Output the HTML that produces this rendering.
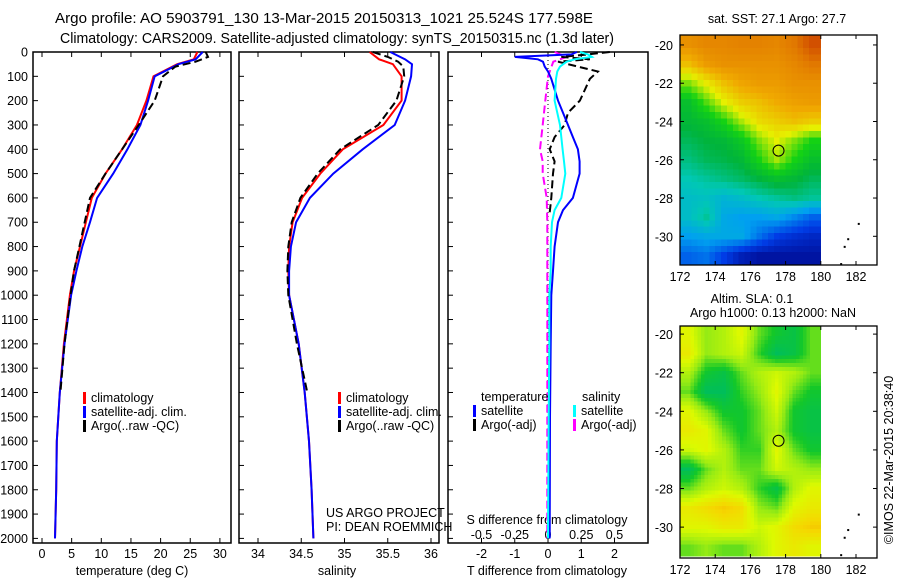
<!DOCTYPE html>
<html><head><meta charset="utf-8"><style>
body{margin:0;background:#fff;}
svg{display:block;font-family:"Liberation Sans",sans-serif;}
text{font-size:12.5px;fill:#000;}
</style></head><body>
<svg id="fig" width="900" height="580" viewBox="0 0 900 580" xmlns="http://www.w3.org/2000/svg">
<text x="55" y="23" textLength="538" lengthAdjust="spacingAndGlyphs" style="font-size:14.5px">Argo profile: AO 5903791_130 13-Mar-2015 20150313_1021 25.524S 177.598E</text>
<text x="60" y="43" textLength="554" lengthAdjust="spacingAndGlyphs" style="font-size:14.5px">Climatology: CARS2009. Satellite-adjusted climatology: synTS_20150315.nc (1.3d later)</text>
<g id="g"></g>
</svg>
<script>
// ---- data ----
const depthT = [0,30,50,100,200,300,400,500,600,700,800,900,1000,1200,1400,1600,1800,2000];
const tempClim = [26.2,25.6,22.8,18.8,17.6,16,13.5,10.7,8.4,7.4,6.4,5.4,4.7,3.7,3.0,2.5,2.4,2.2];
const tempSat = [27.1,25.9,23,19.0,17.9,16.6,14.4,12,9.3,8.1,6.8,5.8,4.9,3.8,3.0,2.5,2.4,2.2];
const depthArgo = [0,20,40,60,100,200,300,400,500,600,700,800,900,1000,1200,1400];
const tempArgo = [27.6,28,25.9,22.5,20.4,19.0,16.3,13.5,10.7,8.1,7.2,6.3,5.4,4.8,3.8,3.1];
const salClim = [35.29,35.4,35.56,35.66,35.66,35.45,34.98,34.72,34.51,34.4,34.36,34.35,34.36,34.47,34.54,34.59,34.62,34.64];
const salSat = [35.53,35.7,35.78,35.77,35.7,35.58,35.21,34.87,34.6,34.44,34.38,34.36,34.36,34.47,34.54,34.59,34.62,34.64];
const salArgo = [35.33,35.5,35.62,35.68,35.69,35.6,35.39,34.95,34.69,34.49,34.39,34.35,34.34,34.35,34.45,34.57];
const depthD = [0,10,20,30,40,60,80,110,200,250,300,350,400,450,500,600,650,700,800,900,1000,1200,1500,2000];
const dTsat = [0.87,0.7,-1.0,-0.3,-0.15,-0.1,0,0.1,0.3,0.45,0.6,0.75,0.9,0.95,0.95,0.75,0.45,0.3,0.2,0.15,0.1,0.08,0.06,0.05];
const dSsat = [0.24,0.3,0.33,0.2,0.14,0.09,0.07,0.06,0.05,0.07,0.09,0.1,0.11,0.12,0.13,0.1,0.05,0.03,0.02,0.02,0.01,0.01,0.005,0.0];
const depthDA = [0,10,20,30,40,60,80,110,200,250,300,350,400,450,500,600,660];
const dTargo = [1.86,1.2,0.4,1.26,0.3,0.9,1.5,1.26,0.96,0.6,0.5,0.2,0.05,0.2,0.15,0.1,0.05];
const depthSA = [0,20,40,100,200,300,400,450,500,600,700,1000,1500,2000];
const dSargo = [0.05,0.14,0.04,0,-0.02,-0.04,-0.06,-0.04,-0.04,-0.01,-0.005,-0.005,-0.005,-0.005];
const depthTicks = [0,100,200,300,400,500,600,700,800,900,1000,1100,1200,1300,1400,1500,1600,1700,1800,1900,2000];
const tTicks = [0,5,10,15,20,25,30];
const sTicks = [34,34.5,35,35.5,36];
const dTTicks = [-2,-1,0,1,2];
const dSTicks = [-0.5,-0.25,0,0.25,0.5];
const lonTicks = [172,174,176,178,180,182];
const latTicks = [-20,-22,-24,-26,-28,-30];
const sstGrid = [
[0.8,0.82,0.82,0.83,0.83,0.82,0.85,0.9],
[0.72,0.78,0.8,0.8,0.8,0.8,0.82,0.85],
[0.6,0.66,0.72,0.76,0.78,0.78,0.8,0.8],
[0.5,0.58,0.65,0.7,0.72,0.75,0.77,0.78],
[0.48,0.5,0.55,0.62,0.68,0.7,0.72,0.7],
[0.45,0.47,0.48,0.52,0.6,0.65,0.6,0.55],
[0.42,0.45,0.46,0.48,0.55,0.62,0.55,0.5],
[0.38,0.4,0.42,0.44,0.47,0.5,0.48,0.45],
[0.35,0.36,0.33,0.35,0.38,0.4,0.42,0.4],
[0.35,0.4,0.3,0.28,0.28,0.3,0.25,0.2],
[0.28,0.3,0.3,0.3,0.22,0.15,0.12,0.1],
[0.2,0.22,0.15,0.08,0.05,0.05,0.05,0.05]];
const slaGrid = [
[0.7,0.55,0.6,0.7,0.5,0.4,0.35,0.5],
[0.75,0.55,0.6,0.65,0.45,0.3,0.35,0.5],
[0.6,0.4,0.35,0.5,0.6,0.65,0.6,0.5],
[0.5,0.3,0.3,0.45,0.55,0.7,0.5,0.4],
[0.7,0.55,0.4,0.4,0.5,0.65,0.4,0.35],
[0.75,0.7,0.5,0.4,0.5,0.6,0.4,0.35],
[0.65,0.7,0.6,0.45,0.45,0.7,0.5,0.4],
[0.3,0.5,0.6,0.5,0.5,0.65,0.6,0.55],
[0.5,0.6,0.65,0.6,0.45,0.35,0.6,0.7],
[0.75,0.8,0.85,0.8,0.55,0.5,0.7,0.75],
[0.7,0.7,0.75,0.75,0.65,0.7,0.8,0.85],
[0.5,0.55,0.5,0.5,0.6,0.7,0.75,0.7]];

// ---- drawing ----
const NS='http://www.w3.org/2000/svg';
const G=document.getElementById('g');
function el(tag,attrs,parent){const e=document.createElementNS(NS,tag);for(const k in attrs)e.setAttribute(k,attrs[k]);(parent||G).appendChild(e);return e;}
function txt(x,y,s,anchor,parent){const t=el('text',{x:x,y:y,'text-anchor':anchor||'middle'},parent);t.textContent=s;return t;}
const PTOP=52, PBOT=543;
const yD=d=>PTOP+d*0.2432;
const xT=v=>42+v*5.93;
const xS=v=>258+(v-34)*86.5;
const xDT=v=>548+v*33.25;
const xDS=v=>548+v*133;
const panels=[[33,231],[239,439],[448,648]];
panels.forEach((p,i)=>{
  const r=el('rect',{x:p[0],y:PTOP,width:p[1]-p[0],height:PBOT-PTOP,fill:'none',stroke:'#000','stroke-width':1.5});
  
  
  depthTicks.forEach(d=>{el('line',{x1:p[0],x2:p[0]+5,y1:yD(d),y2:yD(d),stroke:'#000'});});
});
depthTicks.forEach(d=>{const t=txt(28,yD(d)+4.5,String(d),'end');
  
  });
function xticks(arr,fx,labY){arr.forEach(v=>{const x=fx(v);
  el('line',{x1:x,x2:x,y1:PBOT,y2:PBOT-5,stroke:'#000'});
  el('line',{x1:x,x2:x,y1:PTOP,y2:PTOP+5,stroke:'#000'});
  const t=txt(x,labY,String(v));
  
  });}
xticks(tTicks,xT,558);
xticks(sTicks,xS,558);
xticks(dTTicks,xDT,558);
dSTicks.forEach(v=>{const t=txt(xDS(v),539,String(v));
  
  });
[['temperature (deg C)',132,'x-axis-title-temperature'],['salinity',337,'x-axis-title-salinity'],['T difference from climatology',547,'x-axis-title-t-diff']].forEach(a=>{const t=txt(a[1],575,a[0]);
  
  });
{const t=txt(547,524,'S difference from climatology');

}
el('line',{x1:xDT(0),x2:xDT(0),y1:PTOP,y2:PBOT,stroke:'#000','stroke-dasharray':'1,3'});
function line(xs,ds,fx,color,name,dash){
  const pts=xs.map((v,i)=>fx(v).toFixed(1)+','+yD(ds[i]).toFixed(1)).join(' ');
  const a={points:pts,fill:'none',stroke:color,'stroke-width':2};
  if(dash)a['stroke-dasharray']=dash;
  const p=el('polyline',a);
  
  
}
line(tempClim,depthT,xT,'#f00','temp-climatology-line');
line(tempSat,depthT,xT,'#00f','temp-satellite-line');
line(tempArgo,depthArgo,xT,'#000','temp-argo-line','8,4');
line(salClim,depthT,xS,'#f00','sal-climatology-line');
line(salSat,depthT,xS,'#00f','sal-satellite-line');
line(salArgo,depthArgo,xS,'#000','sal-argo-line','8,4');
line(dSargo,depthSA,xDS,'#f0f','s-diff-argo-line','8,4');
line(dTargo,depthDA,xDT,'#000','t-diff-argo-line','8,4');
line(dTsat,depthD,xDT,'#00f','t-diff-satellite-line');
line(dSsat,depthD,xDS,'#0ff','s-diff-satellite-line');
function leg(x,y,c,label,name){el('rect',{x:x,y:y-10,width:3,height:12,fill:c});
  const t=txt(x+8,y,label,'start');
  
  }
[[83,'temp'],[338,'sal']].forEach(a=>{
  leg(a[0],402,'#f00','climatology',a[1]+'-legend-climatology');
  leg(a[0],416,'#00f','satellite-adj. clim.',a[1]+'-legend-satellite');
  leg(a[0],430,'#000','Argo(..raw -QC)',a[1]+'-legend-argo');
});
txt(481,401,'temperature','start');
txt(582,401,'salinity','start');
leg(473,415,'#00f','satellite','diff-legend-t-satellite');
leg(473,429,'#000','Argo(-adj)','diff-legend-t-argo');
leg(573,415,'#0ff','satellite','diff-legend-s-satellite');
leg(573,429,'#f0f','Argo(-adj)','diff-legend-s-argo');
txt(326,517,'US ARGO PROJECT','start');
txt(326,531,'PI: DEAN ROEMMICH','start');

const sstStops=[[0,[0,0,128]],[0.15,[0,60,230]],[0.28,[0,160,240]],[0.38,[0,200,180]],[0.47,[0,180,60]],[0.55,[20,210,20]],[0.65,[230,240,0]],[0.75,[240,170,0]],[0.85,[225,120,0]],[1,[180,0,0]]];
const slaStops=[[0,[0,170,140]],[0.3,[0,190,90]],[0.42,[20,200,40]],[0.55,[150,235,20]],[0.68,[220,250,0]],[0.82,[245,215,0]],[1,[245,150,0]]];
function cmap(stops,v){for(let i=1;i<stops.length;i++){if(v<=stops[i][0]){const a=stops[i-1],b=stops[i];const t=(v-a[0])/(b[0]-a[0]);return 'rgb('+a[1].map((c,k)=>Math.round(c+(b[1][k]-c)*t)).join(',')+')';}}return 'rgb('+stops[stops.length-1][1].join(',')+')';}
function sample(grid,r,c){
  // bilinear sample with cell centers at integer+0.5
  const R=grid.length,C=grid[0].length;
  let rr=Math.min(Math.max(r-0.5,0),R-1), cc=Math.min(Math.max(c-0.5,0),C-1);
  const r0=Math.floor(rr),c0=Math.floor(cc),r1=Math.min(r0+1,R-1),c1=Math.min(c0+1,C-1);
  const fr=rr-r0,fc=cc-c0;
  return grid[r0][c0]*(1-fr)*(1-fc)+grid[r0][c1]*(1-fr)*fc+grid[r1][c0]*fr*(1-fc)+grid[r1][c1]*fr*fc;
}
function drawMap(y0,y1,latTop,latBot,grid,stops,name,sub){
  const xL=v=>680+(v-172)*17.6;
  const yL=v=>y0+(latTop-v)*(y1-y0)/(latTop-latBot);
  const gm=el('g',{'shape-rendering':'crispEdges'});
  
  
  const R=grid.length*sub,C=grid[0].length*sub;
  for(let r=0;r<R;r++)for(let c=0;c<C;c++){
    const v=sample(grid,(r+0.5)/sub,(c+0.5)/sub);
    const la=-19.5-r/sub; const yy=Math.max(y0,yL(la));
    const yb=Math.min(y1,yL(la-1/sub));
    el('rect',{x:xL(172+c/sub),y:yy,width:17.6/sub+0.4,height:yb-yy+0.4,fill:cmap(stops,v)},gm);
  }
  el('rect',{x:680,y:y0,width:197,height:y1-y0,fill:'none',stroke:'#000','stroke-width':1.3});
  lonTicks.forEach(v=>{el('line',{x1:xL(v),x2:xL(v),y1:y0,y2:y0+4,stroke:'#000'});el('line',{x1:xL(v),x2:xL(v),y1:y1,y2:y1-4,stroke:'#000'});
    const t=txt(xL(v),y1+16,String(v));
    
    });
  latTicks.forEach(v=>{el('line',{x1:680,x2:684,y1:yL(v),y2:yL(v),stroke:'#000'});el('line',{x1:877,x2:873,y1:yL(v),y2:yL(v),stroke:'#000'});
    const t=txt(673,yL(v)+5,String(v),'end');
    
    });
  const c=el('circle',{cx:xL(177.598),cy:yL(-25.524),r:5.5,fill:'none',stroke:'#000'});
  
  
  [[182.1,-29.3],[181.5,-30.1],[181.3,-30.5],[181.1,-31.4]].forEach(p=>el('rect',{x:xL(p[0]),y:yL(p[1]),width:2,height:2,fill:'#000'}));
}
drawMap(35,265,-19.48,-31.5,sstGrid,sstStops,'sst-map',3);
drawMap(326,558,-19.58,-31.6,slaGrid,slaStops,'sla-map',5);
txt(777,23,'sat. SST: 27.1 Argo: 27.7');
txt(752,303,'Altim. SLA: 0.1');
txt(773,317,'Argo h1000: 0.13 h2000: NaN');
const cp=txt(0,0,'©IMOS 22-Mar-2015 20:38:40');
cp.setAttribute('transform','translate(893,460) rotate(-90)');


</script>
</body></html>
• • •
= BRIEF =
Using the listing above, show every line that includes the string "rendering".

= REPLY =
Output the HTML that produces this rendering.
  const gm=el('g',{'shape-rendering':'crispEdges'});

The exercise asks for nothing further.